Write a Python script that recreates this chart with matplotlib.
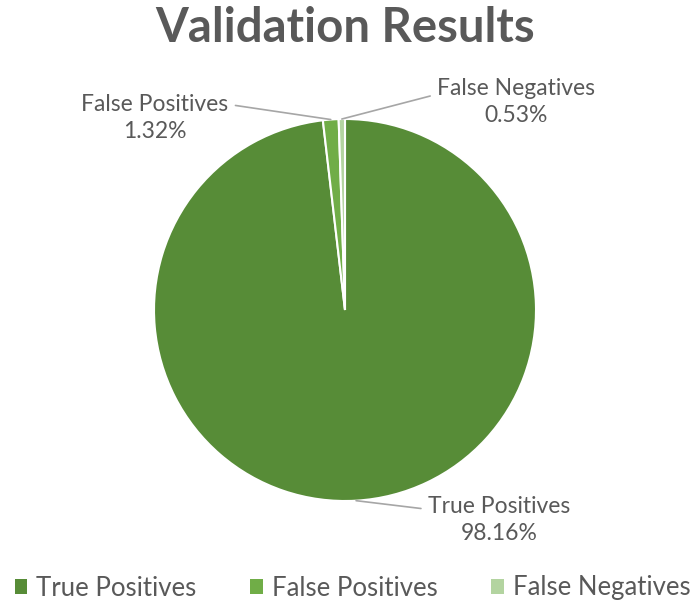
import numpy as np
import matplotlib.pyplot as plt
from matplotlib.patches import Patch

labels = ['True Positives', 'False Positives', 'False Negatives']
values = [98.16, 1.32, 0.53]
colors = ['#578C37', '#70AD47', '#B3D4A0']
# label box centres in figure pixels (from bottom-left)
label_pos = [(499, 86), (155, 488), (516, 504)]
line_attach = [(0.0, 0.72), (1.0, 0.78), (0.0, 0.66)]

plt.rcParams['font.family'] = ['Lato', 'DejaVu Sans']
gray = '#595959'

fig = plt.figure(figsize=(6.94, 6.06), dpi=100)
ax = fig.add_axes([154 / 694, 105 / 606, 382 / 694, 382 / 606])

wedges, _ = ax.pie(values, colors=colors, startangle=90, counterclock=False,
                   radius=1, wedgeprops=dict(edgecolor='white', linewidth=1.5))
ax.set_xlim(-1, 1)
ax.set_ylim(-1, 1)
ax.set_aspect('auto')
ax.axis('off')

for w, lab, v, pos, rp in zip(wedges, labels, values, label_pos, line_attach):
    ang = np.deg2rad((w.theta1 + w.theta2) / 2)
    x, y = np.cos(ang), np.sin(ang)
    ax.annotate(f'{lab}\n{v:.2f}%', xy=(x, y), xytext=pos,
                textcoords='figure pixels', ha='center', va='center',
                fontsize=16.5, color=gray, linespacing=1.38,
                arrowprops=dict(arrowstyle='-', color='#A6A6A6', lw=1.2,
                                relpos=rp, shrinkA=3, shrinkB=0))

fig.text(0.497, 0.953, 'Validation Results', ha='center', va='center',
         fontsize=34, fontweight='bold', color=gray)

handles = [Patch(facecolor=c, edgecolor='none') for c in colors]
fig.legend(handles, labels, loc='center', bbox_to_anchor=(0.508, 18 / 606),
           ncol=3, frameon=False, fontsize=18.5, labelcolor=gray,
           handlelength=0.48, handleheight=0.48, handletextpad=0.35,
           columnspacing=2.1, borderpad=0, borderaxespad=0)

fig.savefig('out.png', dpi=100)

(TASK BRIEF):
Up to and including the line containing "ax.axis('off')", repeat every line from the start of the data, but none of the pictures.

(OUTPUT):
Write a Python script that recreates this chart with matplotlib.
import numpy as np
import matplotlib.pyplot as plt
from matplotlib.patches import Patch

labels = ['True Positives', 'False Positives', 'False Negatives']
values = [98.16, 1.32, 0.53]
colors = ['#578C37', '#70AD47', '#B3D4A0']
# label box centres in figure pixels (from bottom-left)
label_pos = [(499, 86), (155, 488), (516, 504)]
line_attach = [(0.0, 0.72), (1.0, 0.78), (0.0, 0.66)]

plt.rcParams['font.family'] = ['Lato', 'DejaVu Sans']
gray = '#595959'

fig = plt.figure(figsize=(6.94, 6.06), dpi=100)
ax = fig.add_axes([154 / 694, 105 / 606, 382 / 694, 382 / 606])

wedges, _ = ax.pie(values, colors=colors, startangle=90, counterclock=False,
                   radius=1, wedgeprops=dict(edgecolor='white', linewidth=1.5))
ax.set_xlim(-1, 1)
ax.set_ylim(-1, 1)
ax.set_aspect('auto')
ax.axis('off')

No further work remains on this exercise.